• INPUT:
++++++
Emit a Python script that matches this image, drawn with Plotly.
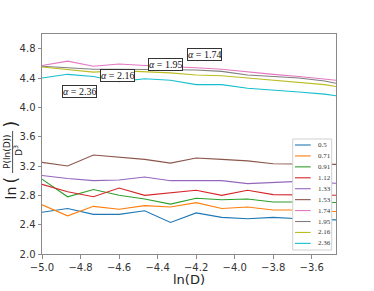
import plotly.graph_objects as go

# ---- data ----
ln_D = [-5.0, -4.867, -4.733, -4.6, -4.467, -4.333, -4.2, -4.067, -3.933, -3.8, -3.667, -3.533, -3.4]
alphas = ["0.5", "0.71", "0.91", "1.12", "1.33", "1.53", "1.74", "1.95", "2.16", "2.36"]
s_050 = [2.57, 2.62, 2.54, 2.54, 2.59, 2.43, 2.56, 2.50, 2.48, 2.50, 2.48, 2.47, 2.46]
s_071 = [2.67, 2.52, 2.65, 2.61, 2.66, 2.64, 2.70, 2.62, 2.64, 2.60, 2.60, 2.58, 2.58]
s_091 = [3.02, 2.78, 2.88, 2.80, 2.75, 2.68, 2.76, 2.74, 2.75, 2.71, 2.71, 2.70, 2.70]
s_112 = [2.95, 2.85, 2.78, 2.90, 2.80, 2.84, 2.87, 2.80, 2.87, 2.81, 2.81, 2.80, 2.80]
s_133 = [3.07, 3.03, 3.00, 3.01, 3.05, 3.00, 3.00, 3.00, 2.96, 2.98, 2.99, 2.97, 2.96]
s_153 = [3.25, 3.20, 3.35, 3.32, 3.29, 3.24, 3.31, 3.29, 3.27, 3.23, 3.23, 3.22, 3.22]
s_174 = [4.57, 4.63, 4.56, 4.59, 4.57, 4.56, 4.54, 4.52, 4.49, 4.45, 4.42, 4.39, 4.35]
s_195 = [4.56, 4.54, 4.52, 4.52, 4.52, 4.52, 4.51, 4.49, 4.44, 4.42, 4.40, 4.36, 4.29]
s_216 = [4.55, 4.52, 4.48, 4.50, 4.49, 4.47, 4.44, 4.43, 4.40, 4.37, 4.35, 4.31, 4.25]
s_236 = [4.40, 4.45, 4.42, 4.35, 4.39, 4.37, 4.31, 4.31, 4.26, 4.24, 4.21, 4.18, 4.13]
series = [s_050, s_071, s_091, s_112, s_133, s_153, s_174, s_195, s_216, s_236]
x_ticks = [-5.0, -4.8, -4.6, -4.4, -4.2, -4.0, -3.8, -3.6]
y_ticks = [2.0, 2.4, 2.8, 3.2, 3.6, 4.0, 4.4, 4.8]
label_text = ["α = 1.74", "α = 1.95", "α = 2.16", "α = 2.36"]
label_x = [-4.155, -4.357, -4.607, -4.807]
label_y = [4.72, 4.58, 4.43, 4.22]

colors = ["#1f77b4", "#ff7f0e", "#2ca02c", "#d62728", "#9467bd",
          "#8c564b", "#e377c2", "#7f7f7f", "#bcbd22", "#17becf"]

W, H = 374, 291
L, R, T, B = 42, 38, 34, 37
PW, PH = W - L - R, H - T - B

def px(x):
    return (x - L) / PW

def py(y):
    return (H - B - y) / PH

fig = go.Figure()
for name, vals, c in zip(alphas, series, colors):
    fig.add_trace(go.Scatter(x=ln_D, y=vals, mode="lines", name=name,
                             line=dict(color=c, width=1.1), showlegend=False,
                             hoverinfo="skip"))

annotations = []
shapes = []
serif = "Liberation Serif"
for t, x, y in zip(label_text, label_x, label_y):
    a, rest = t.split(" ", 1)
    annotations.append(dict(x=x, y=y, xref="x", yref="y", text="<i>" + a + "</i> " + rest,
                            xanchor="center", yanchor="middle",
                            showarrow=False, font=dict(family=serif, size=10, color="#111"),
                            bgcolor="white", bordercolor="#333", borderwidth=1, borderpad=0))

# custom legend
shapes.append(dict(type="rect", xref="paper", yref="paper",
                   x0=px(292.7), x1=px(331.7), y0=py(139), y1=py(250),
                   line=dict(color="#d0d0d0", width=1), fillcolor="white", layer="above"))
for i, (name, c) in enumerate(zip(alphas, colors)):
    yy = 145 + i * 10.93
    shapes.append(dict(type="line", xref="paper", yref="paper",
                       x0=px(295), x1=px(310.7), y0=py(yy), y1=py(yy),
                       line=dict(color=c, width=1.1), layer="above"))
    annotations.append(dict(x=px(315.5), y=py(yy), xref="paper", yref="paper", text=name,
                            xanchor="left", yanchor="middle", showarrow=False,
                            font=dict(family=serif, size=7, color="#333")))

# y-axis title ln( P(ln(D)) / D^3 )
sans = "DejaVu Sans"
ytitle_parts = [
    ("ln", 10.5, 193, 14),
    ("(", 10.5, 180, 17),
    ("P(ln(D))", 7.0, 152, 9),
    ("D<sup>3</sup>", 18.0, 151, 9),
    (")", 10.5, 124, 17),
]
for txt, xx, yy, fs in ytitle_parts:
    annotations.append(dict(x=px(xx), y=py(yy), text=txt, textangle=-90, showarrow=False,
                            xanchor="center", yanchor="middle",
                            xref="paper", yref="paper", font=dict(family=sans, size=fs, color="#222")))
shapes.append(dict(type="line", xref="paper", yref="paper",
                   x0=px(12.6), x1=px(12.6), y0=py(131), y1=py(173),
                   line=dict(color="#222", width=0.8)))

axis_common = dict(showgrid=False, zeroline=False, showline=True, mirror=True,
                   linecolor="#8a8a8a", linewidth=1, ticks="outside", ticklen=3.5,
                   tickcolor="#8a8a8a", automargin=False,
                   tickfont=dict(family=sans, size=10, color="#333"))

fig.update_layout(
    template="none",
    width=W, height=H,
    margin=dict(l=L, r=R, t=T, b=B),
    paper_bgcolor="white", plot_bgcolor="white",
    hovermode=False,
    xaxis=dict(range=[-5.0, -3.474], tickvals=x_ticks,
               ticktext=[f"{v:.1f}".replace("-", "\u2212") for v in x_ticks],
               title=dict(text="ln(D)", font=dict(family=sans, size=13, color="#222"), standoff=0),
               **axis_common),
    yaxis=dict(range=[2.0, 5.0], tickvals=y_ticks,
               ticktext=[f"{v:.1f}" for v in y_ticks], **axis_common),
    annotations=annotations,
    shapes=shapes,
)

fig.write_html("out.html", config={"displayModeBar": False},
               post_script="document.body.style.margin='0px';")
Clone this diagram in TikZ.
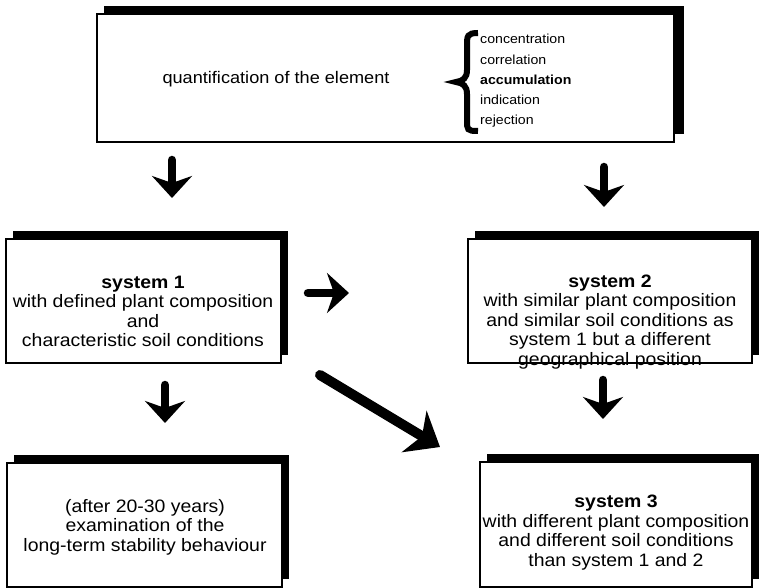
++++++
• TASK DIRECTIONS:
Will you set down the records word for word while leaving out every picture?

• WRITTEN ANSWER:
Emit a Python script that matches this image, drawn with Plotly.
import plotly.graph_objects as go

# ---- data ----
ln_D = [-5.0, -4.867, -4.733, -4.6, -4.467, -4.333, -4.2, -4.067, -3.933, -3.8, -3.667, -3.533, -3.4]
alphas = ["0.5", "0.71", "0.91", "1.12", "1.33", "1.53", "1.74", "1.95", "2.16", "2.36"]
s_050 = [2.57, 2.62, 2.54, 2.54, 2.59, 2.43, 2.56, 2.50, 2.48, 2.50, 2.48, 2.47, 2.46]
s_071 = [2.67, 2.52, 2.65, 2.61, 2.66, 2.64, 2.70, 2.62, 2.64, 2.60, 2.60, 2.58, 2.58]
s_091 = [3.02, 2.78, 2.88, 2.80, 2.75, 2.68, 2.76, 2.74, 2.75, 2.71, 2.71, 2.70, 2.70]
s_112 = [2.95, 2.85, 2.78, 2.90, 2.80, 2.84, 2.87, 2.80, 2.87, 2.81, 2.81, 2.80, 2.80]
s_133 = [3.07, 3.03, 3.00, 3.01, 3.05, 3.00, 3.00, 3.00, 2.96, 2.98, 2.99, 2.97, 2.96]
s_153 = [3.25, 3.20, 3.35, 3.32, 3.29, 3.24, 3.31, 3.29, 3.27, 3.23, 3.23, 3.22, 3.22]
s_174 = [4.57, 4.63, 4.56, 4.59, 4.57, 4.56, 4.54, 4.52, 4.49, 4.45, 4.42, 4.39, 4.35]
s_195 = [4.56, 4.54, 4.52, 4.52, 4.52, 4.52, 4.51, 4.49, 4.44, 4.42, 4.40, 4.36, 4.29]
s_216 = [4.55, 4.52, 4.48, 4.50, 4.49, 4.47, 4.44, 4.43, 4.40, 4.37, 4.35, 4.31, 4.25]
s_236 = [4.40, 4.45, 4.42, 4.35, 4.39, 4.37, 4.31, 4.31, 4.26, 4.24, 4.21, 4.18, 4.13]
series = [s_050, s_071, s_091, s_112, s_133, s_153, s_174, s_195, s_216, s_236]
x_ticks = [-5.0, -4.8, -4.6, -4.4, -4.2, -4.0, -3.8, -3.6]
y_ticks = [2.0, 2.4, 2.8, 3.2, 3.6, 4.0, 4.4, 4.8]
label_text = ["α = 1.74", "α = 1.95", "α = 2.16", "α = 2.36"]
label_x = [-4.155, -4.357, -4.607, -4.807]
label_y = [4.72, 4.58, 4.43, 4.22]

colors = ["#1f77b4", "#ff7f0e", "#2ca02c", "#d62728", "#9467bd",
          "#8c564b", "#e377c2", "#7f7f7f", "#bcbd22", "#17becf"]

W, H = 374, 291
L, R, T, B = 42, 38, 34, 37
PW, PH = W - L - R, H - T - B

def px(x):
    return (x - L) / PW

def py(y):
    return (H - B - y) / PH

fig = go.Figure()
for name, vals, c in zip(alphas, series, colors):
    fig.add_trace(go.Scatter(x=ln_D, y=vals, mode="lines", name=name,
                             line=dict(color=c, width=1.1), showlegend=False,
                             hoverinfo="skip"))

annotations = []
shapes = []
serif = "Liberation Serif"
for t, x, y in zip(label_text, label_x, label_y):
    a, rest = t.split(" ", 1)
    annotations.append(dict(x=x, y=y, xref="x", yref="y", text="<i>" + a + "</i> " + rest,
                            xanchor="center", yanchor="middle",
                            showarrow=False, font=dict(family=serif, size=10, color="#111"),
                            bgcolor="white", bordercolor="#333", borderwidth=1, borderpad=0))

# custom legend
shapes.append(dict(type="rect", xref="paper", yref="paper",
                   x0=px(292.7), x1=px(331.7), y0=py(139), y1=py(250),
                   line=dict(color="#d0d0d0", width=1), fillcolor="white", layer="above"))
for i, (name, c) in enumerate(zip(alphas, colors)):
    yy = 145 + i * 10.93
    shapes.append(dict(type="line", xref="paper", yref="paper",
                       x0=px(295), x1=px(310.7), y0=py(yy), y1=py(yy),
                       line=dict(color=c, width=1.1), layer="above"))
    annotations.append(dict(x=px(315.5), y=py(yy), xref="paper", yref="paper", text=name,
                            xanchor="left", yanchor="middle", showarrow=False,
                            font=dict(family=serif, size=7, color="#333")))

# y-axis title ln( P(ln(D)) / D^3 )
sans = "DejaVu Sans"
ytitle_parts = [
    ("ln", 10.5, 193, 14),
    ("(", 10.5, 180, 17),
    ("P(ln(D))", 7.0, 152, 9),
    ("D<sup>3</sup>", 18.0, 151, 9),
    (")", 10.5, 124, 17),
]
for txt, xx, yy, fs in ytitle_parts:
    annotations.append(dict(x=px(xx), y=py(yy), text=txt, textangle=-90, showarrow=False,
                            xanchor="center", yanchor="middle",
                            xref="paper", yref="paper", font=dict(family=sans, size=fs, color="#222")))
shapes.append(dict(type="line", xref="paper", yref="paper",
                   x0=px(12.6), x1=px(12.6), y0=py(131), y1=py(173),
                   line=dict(color="#222", width=0.8)))

axis_common = dict(showgrid=False, zeroline=False, showline=True, mirror=True,
                   linecolor="#8a8a8a", linewidth=1, ticks="outside", ticklen=3.5,
                   tickcolor="#8a8a8a", automargin=False,
                   tickfont=dict(family=sans, size=10, color="#333"))

fig.update_layout(
    template="none",
    width=W, height=H,
    margin=dict(l=L, r=R, t=T, b=B),
    paper_bgcolor="white", plot_bgcolor="white",
    hovermode=False,
    xaxis=dict(range=[-5.0, -3.474], tickvals=x_ticks,
               ticktext=[f"{v:.1f}".replace("-", "\u2212") for v in x_ticks],
               title=dict(text="ln(D)", font=dict(family=sans, size=13, color="#222"), standoff=0),
               **axis_common),
    yaxis=dict(range=[2.0, 5.0], tickvals=y_ticks,
               ticktext=[f"{v:.1f}" for v in y_ticks], **axis_common),
    annotations=annotations,
    shapes=shapes,
)

fig.write_html("out.html", config={"displayModeBar": False},
               post_script="document.body.style.margin='0px';")
Clone this diagram in TikZ.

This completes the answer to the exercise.